Thomas Prather, ca. 1910. Courtesy of WSHS,  C1943.1012.13.

Thomas Prather began living with a woman named Margaret Rose who aided in raising Agnes’s young son to adulthood.  In 1918, Thomas Prather collapsed suddenly and died outside the Knox hotel where he had been lodging.  Agnes was released three days later. Despite laws that required patients be returned to the community as soon as feasible, Thomas Prather had paid to keep his wife sequestered and silent for thirteen years. [11]

“Where are her friends?” bystanders questioned as they witnessed Mrs. Prather’s public decline.[12]  She was said to have approached strangers to ask if they would procure laudanum for her.  She reportedly sought out the druggist to determine how much was necessary to kill someone.[13] Whether the intended someone was herself or her husband, Thomas Prather, is unknown.


[1] The Washington Standard (Olympia, Washington), 08 May 1903, p 3.

[2] Lue F. Vernon, “Driftwood; Individual Opinion” The Washington Standard, 22 Dec 1905, p 3

[3] “Mrs. Thomas R. Prather” The Washington Standard, 31 Jan 1919, p 8.

[4] Report of the Superintendent of the Hospital for the Insane (Elisha P. Ferry Papers), August 16, 1877-August 15,1978, p 24.

[5] Elisha P. Ferry Papers, Box 1K-1-4, Insane Asylum; Inspections and Investigations, Washington State Archives Research Room, Olympia, p.

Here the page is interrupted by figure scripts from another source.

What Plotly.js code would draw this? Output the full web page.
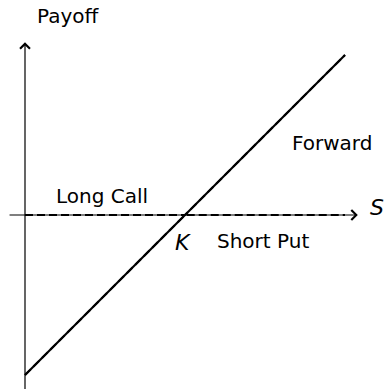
<!DOCTYPE html>
<html><head><meta charset="utf-8">
<script src="https://cdn.plot.ly/plotly-3.0.1.min.js"></script>
<style>html,body{margin:0;padding:0;background:#fff}#c{width:386px;height:389px}</style>
</head><body><div id="c"></div>
<script>
// Strike K = 1; payoff segments
const forwardS = [0, 2];
const forwardPayoff = [-1, 1];
const longCallS = [0, 1, 2];
const longCallPayoff = [0, 0, 1];
const shortPutS = [0, 1, 2];
const shortPutPayoff = [-1, 0, 0];

const labelText = ["Long Call", "Short Put", "Forward"];
const labelS = [0.48, 1.49, 1.92];
const labelY = [0.12, -0.16, 0.45];

const font = {family: "DejaVu Sans, sans-serif", size: 20, color: "#000"};

const traces = [
  {x: forwardS, y: forwardPayoff, mode: "lines", line: {color: "#000", width: 2.2}, hoverinfo: "skip"},
  {x: longCallS, y: longCallPayoff, mode: "lines", line: {color: "#000", width: 2, dash: "8px,4px"}, hoverinfo: "skip"},
  {x: shortPutS, y: shortPutPayoff, mode: "lines", line: {color: "#000", width: 2, dash: "8px,4px"}, hoverinfo: "skip"}
];

const annotations = [
  // axes arrows
  {x: 2.08, y: 0, ax: -0.106, ay: 0, xref: "x", yref: "y", axref: "x", ayref: "y", text: "", showarrow: true, arrowhead: 4, arrowsize: 1.6, arrowwidth: 1.2, arrowcolor: "#000"},
  {x: 0, y: 1.08, ax: 0, ay: -1.1, xref: "x", yref: "y", axref: "x", ayref: "y", text: "", showarrow: true, arrowhead: 4, arrowsize: 1.6, arrowwidth: 1.2, arrowcolor: "#000"},
  {x: 0.27, y: 1.245, text: "Payoff", showarrow: false, font: font, xref: "x", yref: "y"},
  {x: 2.2, y: 0.05, text: "<i>S</i>", showarrow: false, font: Object.assign({}, font, {size: 22}), xref: "x", yref: "y"},
  {x: 0.99, y: -0.17, text: "<i>K</i>", showarrow: false, font: Object.assign({}, font, {size: 22}), xref: "x", yref: "y"}
];
labelText.forEach((t, i) => annotations.push({x: labelS[i], y: labelY[i], text: t, showarrow: false, font: font, xref: "x", yref: "y"}));

const layout = {
  width: 386, height: 389,
  margin: {l: 0, r: 0, t: 0, b: 0},
  paper_bgcolor: "#fff", plot_bgcolor: "#fff",
  showlegend: false,
  xaxis: {range: [-0.15625, 2.25625], visible: false, fixedrange: true},
  yaxis: {range: [-1.0875, 1.34375], visible: false, fixedrange: true},
  annotations: annotations
};
Plotly.newPlot("c", traces, layout, {displayModeBar: false, staticPlot: true});
</script></body></html>
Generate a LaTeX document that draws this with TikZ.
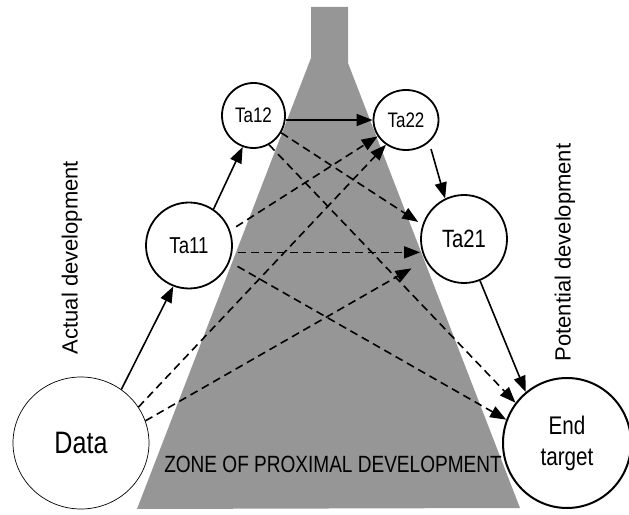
\documentclass[tikz,border=0pt]{standalone}
\usepackage{fontspec}
\setmainfont{Liberation Sans}
\newfontfamily\narrowfont{Liberation Sans}[FakeStretch=0.81]
\usetikzlibrary{arrows.meta,shapes.geometric}
\definecolor{zpdgray}{RGB}{150,150,150}

\begin{document}
\begin{tikzpicture}[x=1pt,y=1pt,
    task/.style={ellipse,draw,line width=1.8pt,fill=white,inner sep=0pt},
    link/.style={line width=1.6pt,-{Triangle[length=16pt,width=12pt]}},
    cross/.style={link,dash pattern=on 8pt off 5pt}]
  \useasboundingbox (0,0) rectangle (629,514);
  % zone of proximal development
  \fill[zpdgray] (311,507) -- (348,507) -- (348,451) -- (520,6)
    -- (137,5) -- (311,456) -- cycle;
  \node (zpd) at (333,50) {\narrowfont\fontsize{23.5}{27}\selectfont ZONE OF PROXIMAL DEVELOPMENT};
  % side labels
  \node[rotate=90] (actual) at (72,256.5) {\fontsize{22}{25}\selectfont Actual development};
  \node[rotate=90] (potential) at (565,261.5) {\fontsize{22}{25}\selectfont Potential development};
  % tasks
  \node[task,line width=0.7pt,minimum width=136pt,minimum height=132pt,
    font=\narrowfont\fontsize{31}{35}\selectfont] (data) at (81,71) {Data};
  \node[task,line width=2pt,minimum width=128pt,minimum height=130pt,align=center,
    font=\narrowfont\fontsize{25.5}{31}\selectfont] (target) at (567,71) {End\\target};
  \node[task,minimum width=86pt,minimum height=86pt,
    font=\narrowfont\fontsize{23}{27}\selectfont] (ta11) at (189,268.5) {Ta11};
  \node[task,minimum width=63pt,minimum height=65pt,
    font=\narrowfont\fontsize{21}{24}\selectfont] (ta12) at (253.5,398.5) {Ta12};
  \node[task,minimum width=65pt,minimum height=60pt,
    font=\narrowfont\fontsize{21}{24}\selectfont] (ta22) at (406,394) {Ta22};
  \node[task,minimum width=86pt,minimum height=88pt,
    font=\narrowfont\fontsize{25}{29}\selectfont] (ta21) at (464,275) {Ta21};
  % actual path
  \draw[link] (data.53) -- (ta11.249);
  \draw[link] (ta11.56) -- (ta12.251);
  \draw[link] (ta12.-8) -- (ta12.-8 -| ta22.west);
  \draw[link,shorten <=7pt] (ta22.-44) -- (ta21.115);
  \draw[link] (ta21.-69) -- (target.129);
  % crossing paths
  \draw[cross] (data.32) -- (ta22.231);
  \draw[cross,shorten >=16pt] (data.19) -- (ta21.209);
  \draw[cross,shorten <=7pt] (ta11.20) -- (ta22.210);
  \draw[cross,shorten <=6pt] (ta11.-9) -- (ta11.-9 -| ta21.west);
  \draw[cross,shorten <=9pt] (ta11.-22) -- (target.159);
  \draw[cross,shorten >=5pt] (ta12.-32) -- (ta21.161);
  \draw[cross] (ta12.-62) -- (target.142);
\end{tikzpicture}
\end{document}
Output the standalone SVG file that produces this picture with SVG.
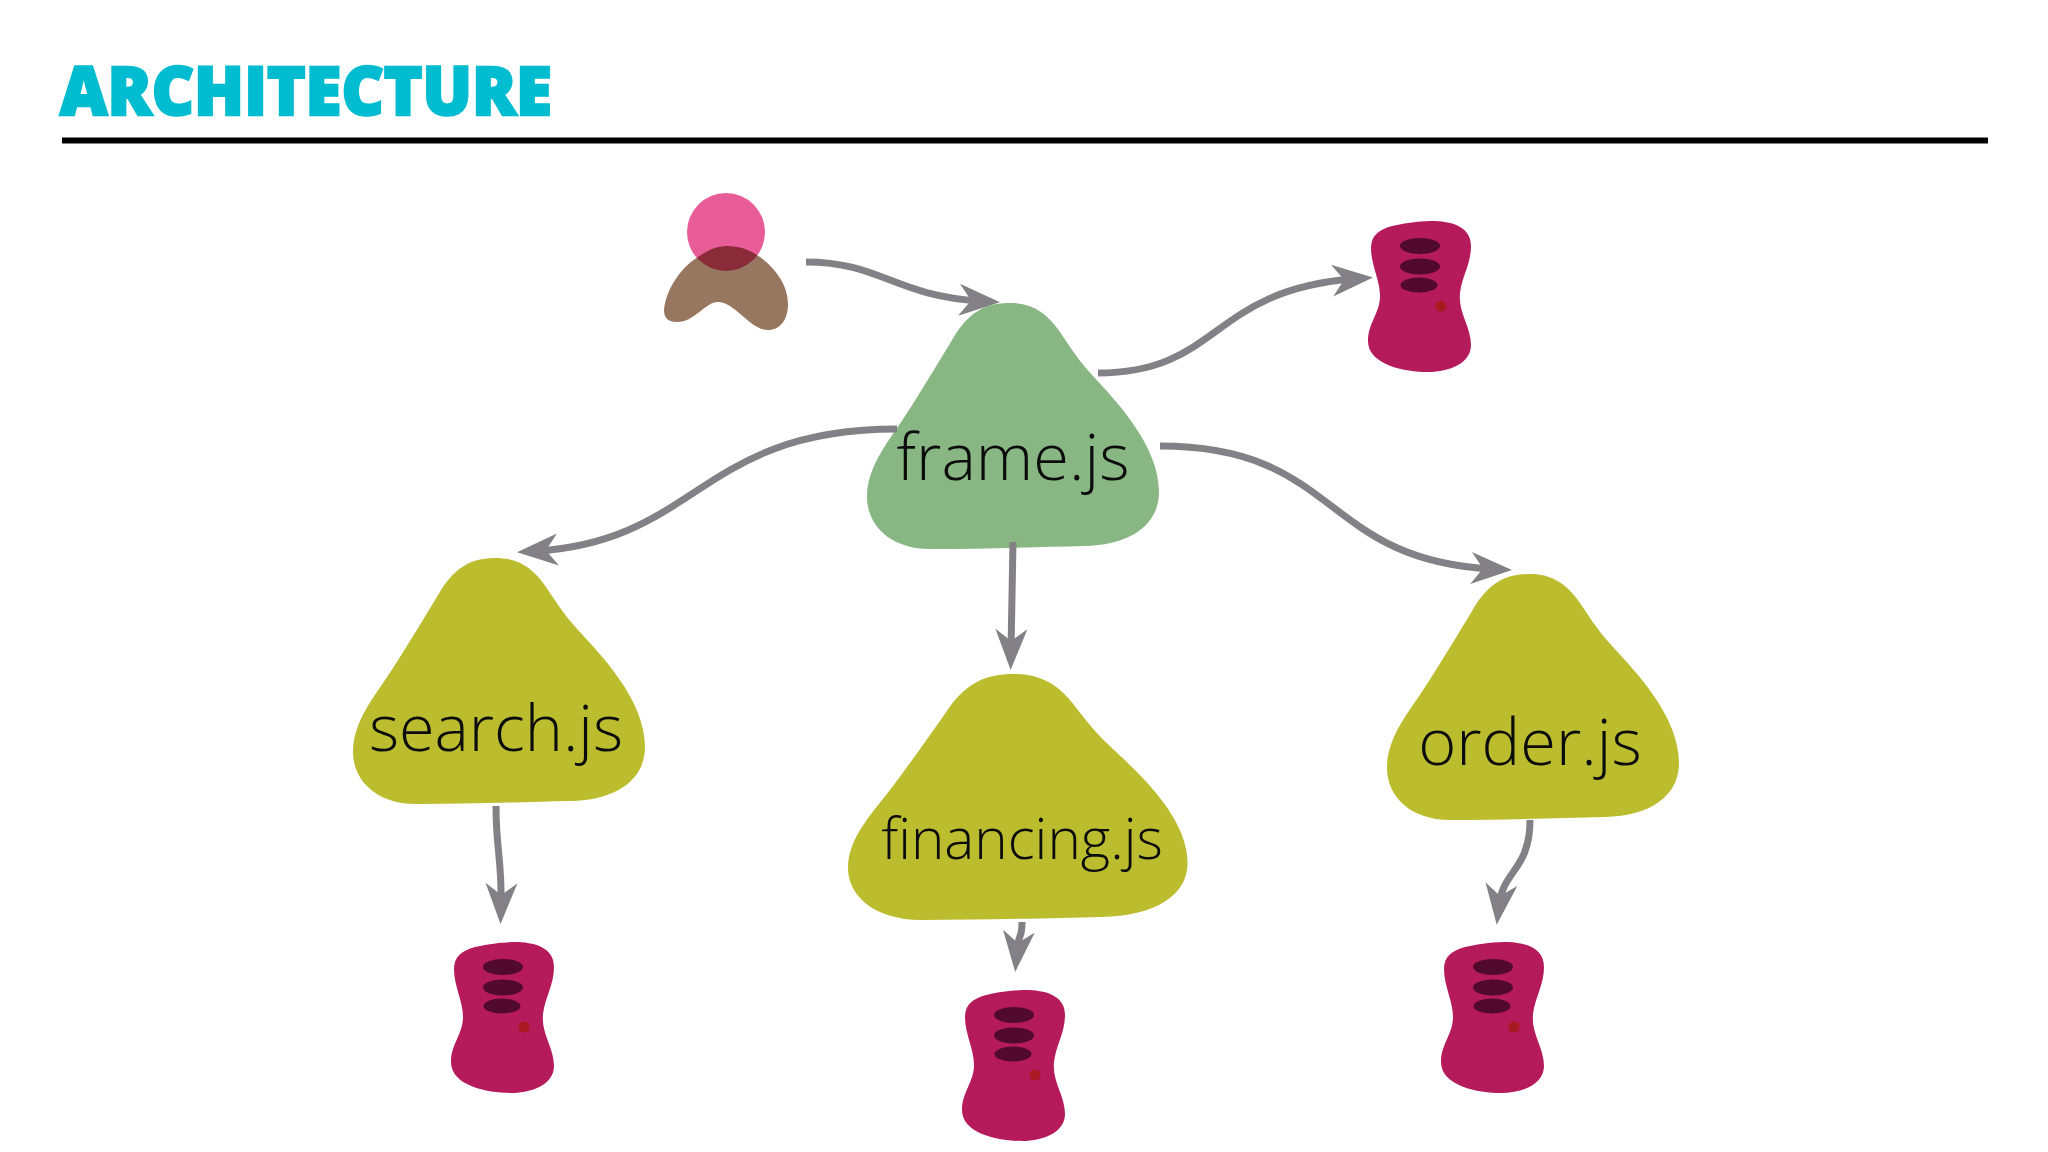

[6] Katherine Pouba and Ashley Tianen, “Lunacy in the 19th Century: Women’s Admission to Asylums in United States of America” The Oshkosh Scholar (University of Wisconsin), Vol. 1, April 2006, pp 95-103.

[7] Inspections and Investigations, pp. 73-78

[8] Inspections and Investigations, p. 82. Based on testimony taken from matron, Serepta Herrington.  No details involving the incident with Agnes Winsor has been found.

[9] “Married” The Washington Standard, Sep 05, 1879, p 5.

[10] “An Unfortunate Presumption” Washington Standard, August 31, 1906

[11] Warren Fanshier, History: Western State Hospital, January 2, 1976, p 4.

[12] “An Unfortunate Presumption” ibid

[13] “Committed to Hospital: Mrs. Prather Pioneer”, The Morning Olympian, August 28, 1906, p 1.